#### What is required
Give back only the lines in the records below from the one with "Clone this chart in Plotly." to the one with "429, 300, 150, 0]", both inclusive, word for word.

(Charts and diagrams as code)
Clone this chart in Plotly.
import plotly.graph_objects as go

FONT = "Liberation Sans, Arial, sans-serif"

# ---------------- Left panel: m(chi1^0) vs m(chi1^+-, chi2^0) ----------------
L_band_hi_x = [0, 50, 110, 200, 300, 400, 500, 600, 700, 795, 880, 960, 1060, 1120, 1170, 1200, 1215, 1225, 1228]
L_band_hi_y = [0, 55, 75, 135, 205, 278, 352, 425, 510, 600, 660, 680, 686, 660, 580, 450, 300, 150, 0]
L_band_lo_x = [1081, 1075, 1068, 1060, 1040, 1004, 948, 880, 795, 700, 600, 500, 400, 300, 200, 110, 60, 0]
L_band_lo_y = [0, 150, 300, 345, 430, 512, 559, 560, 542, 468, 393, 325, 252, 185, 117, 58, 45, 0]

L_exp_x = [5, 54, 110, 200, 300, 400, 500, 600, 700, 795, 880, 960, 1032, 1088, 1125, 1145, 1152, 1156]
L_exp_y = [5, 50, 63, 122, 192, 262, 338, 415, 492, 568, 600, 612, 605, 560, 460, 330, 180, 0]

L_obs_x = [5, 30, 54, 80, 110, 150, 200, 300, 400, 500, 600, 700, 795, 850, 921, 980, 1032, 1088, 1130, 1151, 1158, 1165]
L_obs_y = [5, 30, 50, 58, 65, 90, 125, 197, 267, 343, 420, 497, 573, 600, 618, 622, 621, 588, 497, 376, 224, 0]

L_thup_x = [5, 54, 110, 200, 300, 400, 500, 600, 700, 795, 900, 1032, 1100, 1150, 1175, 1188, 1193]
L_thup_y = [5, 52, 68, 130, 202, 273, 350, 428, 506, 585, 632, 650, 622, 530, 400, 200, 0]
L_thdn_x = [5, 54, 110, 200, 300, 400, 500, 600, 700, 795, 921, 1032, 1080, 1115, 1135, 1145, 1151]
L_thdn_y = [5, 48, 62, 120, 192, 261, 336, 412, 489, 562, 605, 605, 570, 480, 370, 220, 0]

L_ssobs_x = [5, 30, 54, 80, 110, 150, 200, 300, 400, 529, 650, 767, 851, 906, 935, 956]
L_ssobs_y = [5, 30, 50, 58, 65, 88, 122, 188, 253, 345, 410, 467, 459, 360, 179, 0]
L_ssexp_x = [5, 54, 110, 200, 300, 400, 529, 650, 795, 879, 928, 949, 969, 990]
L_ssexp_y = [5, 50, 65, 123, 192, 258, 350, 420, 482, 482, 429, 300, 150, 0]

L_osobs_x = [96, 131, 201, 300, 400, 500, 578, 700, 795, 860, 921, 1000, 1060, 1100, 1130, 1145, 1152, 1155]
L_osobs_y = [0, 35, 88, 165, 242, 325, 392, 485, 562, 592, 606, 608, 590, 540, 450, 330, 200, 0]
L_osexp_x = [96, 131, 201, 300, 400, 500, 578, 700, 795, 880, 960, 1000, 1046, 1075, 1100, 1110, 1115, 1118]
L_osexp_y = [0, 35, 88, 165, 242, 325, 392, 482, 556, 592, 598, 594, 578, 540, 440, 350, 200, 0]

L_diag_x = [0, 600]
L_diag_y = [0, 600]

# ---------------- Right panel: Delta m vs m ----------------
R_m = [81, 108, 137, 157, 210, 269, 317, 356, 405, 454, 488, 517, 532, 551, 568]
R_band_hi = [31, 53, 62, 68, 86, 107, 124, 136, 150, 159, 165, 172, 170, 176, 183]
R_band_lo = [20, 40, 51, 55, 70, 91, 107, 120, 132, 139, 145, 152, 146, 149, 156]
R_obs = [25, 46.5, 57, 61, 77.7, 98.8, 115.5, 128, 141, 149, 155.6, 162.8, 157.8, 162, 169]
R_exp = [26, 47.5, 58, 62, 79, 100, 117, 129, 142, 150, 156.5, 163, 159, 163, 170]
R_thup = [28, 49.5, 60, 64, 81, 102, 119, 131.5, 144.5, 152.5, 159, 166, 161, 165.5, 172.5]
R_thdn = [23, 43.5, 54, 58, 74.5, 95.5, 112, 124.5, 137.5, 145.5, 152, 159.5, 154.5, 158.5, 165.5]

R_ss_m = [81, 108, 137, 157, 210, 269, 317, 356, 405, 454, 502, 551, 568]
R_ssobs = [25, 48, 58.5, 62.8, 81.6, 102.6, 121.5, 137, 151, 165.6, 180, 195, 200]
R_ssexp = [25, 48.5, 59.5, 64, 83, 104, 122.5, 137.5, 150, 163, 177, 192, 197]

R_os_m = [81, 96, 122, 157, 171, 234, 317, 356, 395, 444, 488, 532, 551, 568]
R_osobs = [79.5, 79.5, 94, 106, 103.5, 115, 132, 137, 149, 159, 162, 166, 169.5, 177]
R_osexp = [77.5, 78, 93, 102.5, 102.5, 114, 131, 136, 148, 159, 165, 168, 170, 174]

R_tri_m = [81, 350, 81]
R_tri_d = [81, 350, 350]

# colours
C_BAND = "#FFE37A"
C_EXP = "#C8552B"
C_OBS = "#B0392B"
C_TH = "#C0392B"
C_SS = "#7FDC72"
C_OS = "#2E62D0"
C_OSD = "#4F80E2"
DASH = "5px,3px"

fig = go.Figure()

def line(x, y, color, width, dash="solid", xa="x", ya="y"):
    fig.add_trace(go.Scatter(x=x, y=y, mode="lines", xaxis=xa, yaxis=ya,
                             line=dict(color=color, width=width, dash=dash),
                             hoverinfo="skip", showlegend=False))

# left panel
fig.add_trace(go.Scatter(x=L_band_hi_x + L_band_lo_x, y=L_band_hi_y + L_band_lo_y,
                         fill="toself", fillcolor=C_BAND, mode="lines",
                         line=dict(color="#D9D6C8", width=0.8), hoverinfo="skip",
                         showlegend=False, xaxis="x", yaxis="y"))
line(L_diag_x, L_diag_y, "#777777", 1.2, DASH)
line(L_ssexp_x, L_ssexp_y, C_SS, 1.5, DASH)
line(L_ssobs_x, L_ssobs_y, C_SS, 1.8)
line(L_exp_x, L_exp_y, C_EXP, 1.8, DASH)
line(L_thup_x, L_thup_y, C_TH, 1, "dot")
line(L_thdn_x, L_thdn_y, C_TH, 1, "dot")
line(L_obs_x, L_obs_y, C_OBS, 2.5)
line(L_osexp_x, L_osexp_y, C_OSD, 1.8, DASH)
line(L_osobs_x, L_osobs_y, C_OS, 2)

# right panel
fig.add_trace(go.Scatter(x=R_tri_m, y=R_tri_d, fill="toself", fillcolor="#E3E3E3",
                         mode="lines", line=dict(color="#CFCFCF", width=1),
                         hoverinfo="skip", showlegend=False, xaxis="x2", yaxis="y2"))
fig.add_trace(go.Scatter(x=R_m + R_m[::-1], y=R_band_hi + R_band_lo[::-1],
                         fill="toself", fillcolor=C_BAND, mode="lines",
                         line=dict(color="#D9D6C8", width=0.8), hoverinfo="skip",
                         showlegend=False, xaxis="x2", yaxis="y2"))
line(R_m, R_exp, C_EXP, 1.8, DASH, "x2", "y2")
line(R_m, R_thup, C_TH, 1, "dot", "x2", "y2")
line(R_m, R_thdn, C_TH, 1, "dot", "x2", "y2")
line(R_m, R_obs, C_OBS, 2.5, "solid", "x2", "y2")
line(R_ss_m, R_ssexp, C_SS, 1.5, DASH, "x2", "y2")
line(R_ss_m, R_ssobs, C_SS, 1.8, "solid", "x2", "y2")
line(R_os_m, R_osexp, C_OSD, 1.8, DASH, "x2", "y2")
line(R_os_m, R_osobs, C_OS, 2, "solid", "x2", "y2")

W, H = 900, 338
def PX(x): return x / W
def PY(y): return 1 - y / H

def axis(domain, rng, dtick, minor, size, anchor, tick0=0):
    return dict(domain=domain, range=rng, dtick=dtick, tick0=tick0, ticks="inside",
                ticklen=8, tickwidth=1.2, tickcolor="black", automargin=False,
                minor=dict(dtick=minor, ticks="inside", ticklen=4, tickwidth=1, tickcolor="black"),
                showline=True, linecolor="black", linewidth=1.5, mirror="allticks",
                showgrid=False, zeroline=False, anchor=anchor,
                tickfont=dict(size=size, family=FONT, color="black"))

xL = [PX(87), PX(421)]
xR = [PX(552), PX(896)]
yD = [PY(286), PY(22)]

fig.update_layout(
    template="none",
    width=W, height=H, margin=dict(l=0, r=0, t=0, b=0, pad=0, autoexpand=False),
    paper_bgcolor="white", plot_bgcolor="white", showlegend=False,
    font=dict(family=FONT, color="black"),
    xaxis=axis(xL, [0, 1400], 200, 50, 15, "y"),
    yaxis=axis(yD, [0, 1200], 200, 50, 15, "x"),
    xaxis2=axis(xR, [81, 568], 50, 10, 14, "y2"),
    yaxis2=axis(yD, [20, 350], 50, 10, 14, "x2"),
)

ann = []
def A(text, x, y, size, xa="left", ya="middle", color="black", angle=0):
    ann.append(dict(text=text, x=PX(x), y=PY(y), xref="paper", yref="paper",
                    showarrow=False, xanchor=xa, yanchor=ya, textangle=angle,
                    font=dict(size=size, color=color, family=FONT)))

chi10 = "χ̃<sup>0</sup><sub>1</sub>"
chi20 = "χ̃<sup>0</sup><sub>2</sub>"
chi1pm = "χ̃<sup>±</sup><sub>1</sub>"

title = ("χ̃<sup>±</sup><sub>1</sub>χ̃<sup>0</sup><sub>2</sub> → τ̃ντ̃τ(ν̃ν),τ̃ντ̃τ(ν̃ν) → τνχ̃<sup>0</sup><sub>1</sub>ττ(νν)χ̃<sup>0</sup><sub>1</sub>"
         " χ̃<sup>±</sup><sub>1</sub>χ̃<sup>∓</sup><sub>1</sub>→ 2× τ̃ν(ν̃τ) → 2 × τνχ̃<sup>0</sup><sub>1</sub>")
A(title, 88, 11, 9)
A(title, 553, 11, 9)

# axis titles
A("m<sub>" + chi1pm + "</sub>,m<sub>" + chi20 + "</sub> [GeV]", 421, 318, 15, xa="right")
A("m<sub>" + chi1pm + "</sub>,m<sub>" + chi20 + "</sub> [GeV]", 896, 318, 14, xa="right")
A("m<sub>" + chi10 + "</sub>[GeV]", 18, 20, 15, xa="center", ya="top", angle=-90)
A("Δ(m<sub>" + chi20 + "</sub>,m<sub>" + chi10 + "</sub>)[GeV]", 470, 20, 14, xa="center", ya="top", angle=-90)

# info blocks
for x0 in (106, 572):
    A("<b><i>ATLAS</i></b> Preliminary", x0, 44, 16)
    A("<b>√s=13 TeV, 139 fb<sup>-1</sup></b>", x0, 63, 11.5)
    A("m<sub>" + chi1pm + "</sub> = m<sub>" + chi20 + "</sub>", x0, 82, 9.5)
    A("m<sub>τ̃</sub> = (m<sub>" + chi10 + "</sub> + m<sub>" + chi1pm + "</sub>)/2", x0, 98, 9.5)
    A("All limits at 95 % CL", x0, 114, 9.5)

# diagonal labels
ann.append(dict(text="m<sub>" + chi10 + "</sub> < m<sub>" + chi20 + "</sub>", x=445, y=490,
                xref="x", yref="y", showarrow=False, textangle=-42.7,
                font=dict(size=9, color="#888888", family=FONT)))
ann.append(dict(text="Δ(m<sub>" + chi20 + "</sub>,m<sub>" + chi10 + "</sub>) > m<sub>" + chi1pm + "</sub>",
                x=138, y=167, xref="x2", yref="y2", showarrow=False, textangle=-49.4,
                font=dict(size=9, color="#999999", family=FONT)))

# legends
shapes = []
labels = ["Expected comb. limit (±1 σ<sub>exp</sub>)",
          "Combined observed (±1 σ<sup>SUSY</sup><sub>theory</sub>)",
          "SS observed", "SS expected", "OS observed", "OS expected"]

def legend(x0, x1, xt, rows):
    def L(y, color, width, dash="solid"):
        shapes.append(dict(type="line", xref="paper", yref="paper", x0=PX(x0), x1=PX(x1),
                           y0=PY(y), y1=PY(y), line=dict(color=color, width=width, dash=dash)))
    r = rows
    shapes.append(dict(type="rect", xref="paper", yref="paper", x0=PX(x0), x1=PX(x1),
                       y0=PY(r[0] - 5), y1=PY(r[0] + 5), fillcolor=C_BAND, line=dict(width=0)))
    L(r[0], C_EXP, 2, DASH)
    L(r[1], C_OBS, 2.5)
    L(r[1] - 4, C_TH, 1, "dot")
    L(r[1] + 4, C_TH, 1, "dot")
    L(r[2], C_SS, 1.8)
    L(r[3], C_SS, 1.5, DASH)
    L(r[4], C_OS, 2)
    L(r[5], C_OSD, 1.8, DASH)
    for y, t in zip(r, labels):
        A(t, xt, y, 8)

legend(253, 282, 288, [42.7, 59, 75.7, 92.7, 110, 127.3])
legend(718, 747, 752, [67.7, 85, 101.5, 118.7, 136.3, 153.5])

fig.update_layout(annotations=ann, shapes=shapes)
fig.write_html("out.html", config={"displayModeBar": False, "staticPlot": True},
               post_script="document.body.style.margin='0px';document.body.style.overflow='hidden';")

* * *

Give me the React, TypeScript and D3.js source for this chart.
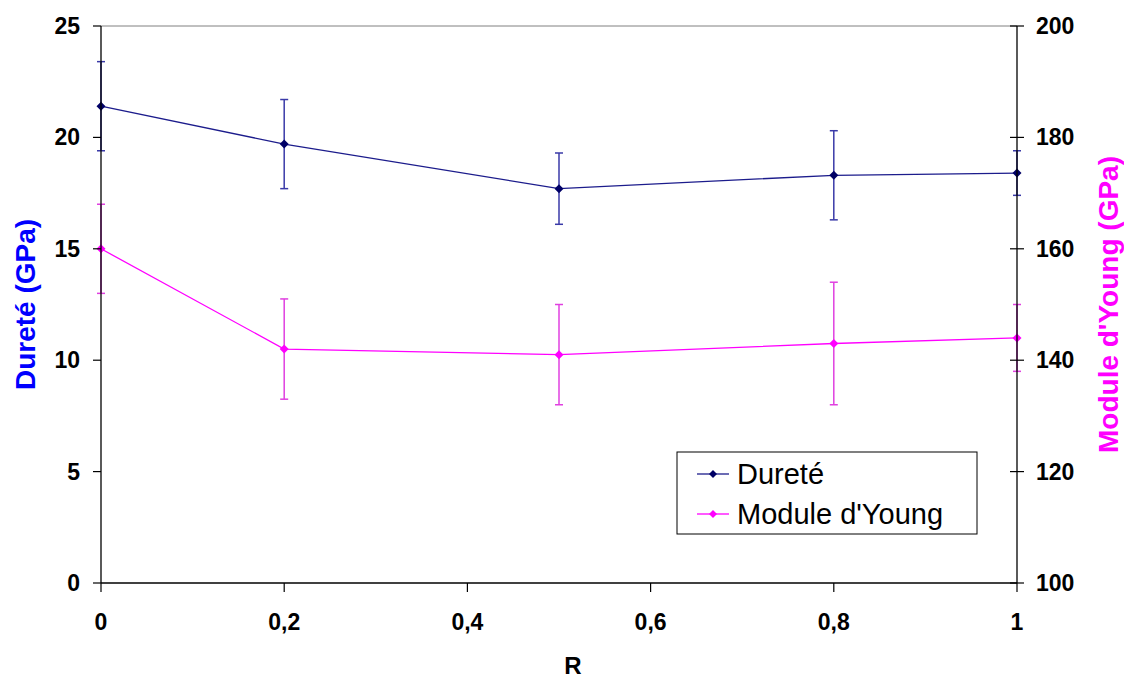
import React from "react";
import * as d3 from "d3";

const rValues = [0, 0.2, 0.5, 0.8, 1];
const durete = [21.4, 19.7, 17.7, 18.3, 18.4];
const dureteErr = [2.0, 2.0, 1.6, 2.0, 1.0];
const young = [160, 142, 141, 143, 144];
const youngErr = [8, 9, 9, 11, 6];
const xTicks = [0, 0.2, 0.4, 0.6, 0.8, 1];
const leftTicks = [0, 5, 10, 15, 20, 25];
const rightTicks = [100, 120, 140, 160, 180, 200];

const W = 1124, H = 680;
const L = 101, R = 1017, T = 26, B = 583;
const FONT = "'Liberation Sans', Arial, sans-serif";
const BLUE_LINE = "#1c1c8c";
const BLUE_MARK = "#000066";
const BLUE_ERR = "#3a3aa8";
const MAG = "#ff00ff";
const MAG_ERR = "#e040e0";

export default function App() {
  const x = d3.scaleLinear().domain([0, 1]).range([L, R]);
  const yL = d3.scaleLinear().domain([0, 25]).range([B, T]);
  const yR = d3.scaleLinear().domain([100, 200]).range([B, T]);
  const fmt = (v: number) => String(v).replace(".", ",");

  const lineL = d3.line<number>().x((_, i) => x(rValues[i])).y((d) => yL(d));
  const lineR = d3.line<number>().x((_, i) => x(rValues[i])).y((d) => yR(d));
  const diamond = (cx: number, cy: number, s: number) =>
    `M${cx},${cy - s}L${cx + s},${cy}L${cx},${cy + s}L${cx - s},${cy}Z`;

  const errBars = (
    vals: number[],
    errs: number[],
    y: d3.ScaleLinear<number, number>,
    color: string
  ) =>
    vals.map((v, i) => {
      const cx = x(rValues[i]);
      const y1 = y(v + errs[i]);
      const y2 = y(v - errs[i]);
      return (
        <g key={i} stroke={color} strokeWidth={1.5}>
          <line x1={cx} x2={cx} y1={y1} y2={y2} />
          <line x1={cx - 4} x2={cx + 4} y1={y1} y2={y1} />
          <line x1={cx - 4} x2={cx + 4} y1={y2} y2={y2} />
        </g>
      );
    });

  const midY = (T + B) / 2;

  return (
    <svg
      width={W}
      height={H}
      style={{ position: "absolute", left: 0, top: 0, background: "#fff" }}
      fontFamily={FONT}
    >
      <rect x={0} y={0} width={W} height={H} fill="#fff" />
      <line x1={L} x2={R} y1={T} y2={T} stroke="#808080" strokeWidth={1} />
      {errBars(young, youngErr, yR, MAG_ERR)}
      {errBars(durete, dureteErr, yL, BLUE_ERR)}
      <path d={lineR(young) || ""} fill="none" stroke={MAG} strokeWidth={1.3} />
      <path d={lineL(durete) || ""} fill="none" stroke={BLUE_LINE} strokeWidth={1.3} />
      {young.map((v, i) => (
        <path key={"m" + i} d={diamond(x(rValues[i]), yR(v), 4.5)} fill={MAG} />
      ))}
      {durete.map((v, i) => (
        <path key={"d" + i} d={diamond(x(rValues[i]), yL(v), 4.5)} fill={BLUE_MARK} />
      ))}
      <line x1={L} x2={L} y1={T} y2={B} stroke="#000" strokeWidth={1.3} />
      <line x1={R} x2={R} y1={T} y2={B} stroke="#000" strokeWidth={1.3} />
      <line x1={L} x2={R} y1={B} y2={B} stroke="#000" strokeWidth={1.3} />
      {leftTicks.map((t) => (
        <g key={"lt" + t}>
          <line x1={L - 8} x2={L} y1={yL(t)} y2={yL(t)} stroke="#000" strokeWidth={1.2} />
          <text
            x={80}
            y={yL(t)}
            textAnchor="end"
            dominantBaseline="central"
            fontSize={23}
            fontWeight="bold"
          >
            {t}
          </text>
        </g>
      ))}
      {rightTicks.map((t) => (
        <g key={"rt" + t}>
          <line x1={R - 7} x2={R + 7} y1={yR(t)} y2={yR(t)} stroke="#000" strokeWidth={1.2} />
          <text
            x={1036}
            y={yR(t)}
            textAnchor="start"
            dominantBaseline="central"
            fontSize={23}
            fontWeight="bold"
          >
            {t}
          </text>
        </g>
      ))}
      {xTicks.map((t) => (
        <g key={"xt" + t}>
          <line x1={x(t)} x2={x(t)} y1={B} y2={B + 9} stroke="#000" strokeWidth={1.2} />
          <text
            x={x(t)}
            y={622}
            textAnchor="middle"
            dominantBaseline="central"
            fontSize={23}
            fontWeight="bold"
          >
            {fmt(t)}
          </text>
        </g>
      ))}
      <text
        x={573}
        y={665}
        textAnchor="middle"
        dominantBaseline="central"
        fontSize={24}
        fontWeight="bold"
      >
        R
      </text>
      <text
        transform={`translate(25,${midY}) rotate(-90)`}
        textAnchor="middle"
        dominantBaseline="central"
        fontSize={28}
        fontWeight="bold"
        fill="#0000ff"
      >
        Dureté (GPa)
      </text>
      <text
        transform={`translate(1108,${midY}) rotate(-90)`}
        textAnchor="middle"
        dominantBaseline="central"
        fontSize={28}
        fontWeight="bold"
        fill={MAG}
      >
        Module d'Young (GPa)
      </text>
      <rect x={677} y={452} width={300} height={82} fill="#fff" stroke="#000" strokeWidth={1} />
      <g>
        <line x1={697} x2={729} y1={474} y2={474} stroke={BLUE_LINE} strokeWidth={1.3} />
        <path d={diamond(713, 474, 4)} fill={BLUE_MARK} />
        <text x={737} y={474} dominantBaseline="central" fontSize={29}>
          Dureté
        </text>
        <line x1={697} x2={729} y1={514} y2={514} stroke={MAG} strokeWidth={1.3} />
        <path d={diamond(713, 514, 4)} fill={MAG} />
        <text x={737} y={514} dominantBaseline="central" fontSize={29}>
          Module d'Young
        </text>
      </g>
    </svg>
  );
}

#### Exercise result
Clone this chart in Plotly.
import plotly.graph_objects as go

FONT = "Liberation Sans, Arial, sans-serif"

# ---------------- Left panel: m(chi1^0) vs m(chi1^+-, chi2^0) ----------------
L_band_hi_x = [0, 50, 110, 200, 300, 400, 500, 600, 700, 795, 880, 960, 1060, 1120, 1170, 1200, 1215, 1225, 1228]
L_band_hi_y = [0, 55, 75, 135, 205, 278, 352, 425, 510, 600, 660, 680, 686, 660, 580, 450, 300, 150, 0]
L_band_lo_x = [1081, 1075, 1068, 1060, 1040, 1004, 948, 880, 795, 700, 600, 500, 400, 300, 200, 110, 60, 0]
L_band_lo_y = [0, 150, 300, 345, 430, 512, 559, 560, 542, 468, 393, 325, 252, 185, 117, 58, 45, 0]

L_exp_x = [5, 54, 110, 200, 300, 400, 500, 600, 700, 795, 880, 960, 1032, 1088, 1125, 1145, 1152, 1156]
L_exp_y = [5, 50, 63, 122, 192, 262, 338, 415, 492, 568, 600, 612, 605, 560, 460, 330, 180, 0]

L_obs_x = [5, 30, 54, 80, 110, 150, 200, 300, 400, 500, 600, 700, 795, 850, 921, 980, 1032, 1088, 1130, 1151, 1158, 1165]
L_obs_y = [5, 30, 50, 58, 65, 90, 125, 197, 267, 343, 420, 497, 573, 600, 618, 622, 621, 588, 497, 376, 224, 0]

L_thup_x = [5, 54, 110, 200, 300, 400, 500, 600, 700, 795, 900, 1032, 1100, 1150, 1175, 1188, 1193]
L_thup_y = [5, 52, 68, 130, 202, 273, 350, 428, 506, 585, 632, 650, 622, 530, 400, 200, 0]
L_thdn_x = [5, 54, 110, 200, 300, 400, 500, 600, 700, 795, 921, 1032, 1080, 1115, 1135, 1145, 1151]
L_thdn_y = [5, 48, 62, 120, 192, 261, 336, 412, 489, 562, 605, 605, 570, 480, 370, 220, 0]

L_ssobs_x = [5, 30, 54, 80, 110, 150, 200, 300, 400, 529, 650, 767, 851, 906, 935, 956]
L_ssobs_y = [5, 30, 50, 58, 65, 88, 122, 188, 253, 345, 410, 467, 459, 360, 179, 0]
L_ssexp_x = [5, 54, 110, 200, 300, 400, 529, 650, 795, 879, 928, 949, 969, 990]
L_ssexp_y = [5, 50, 65, 123, 192, 258, 350, 420, 482, 482, 429, 300, 150, 0]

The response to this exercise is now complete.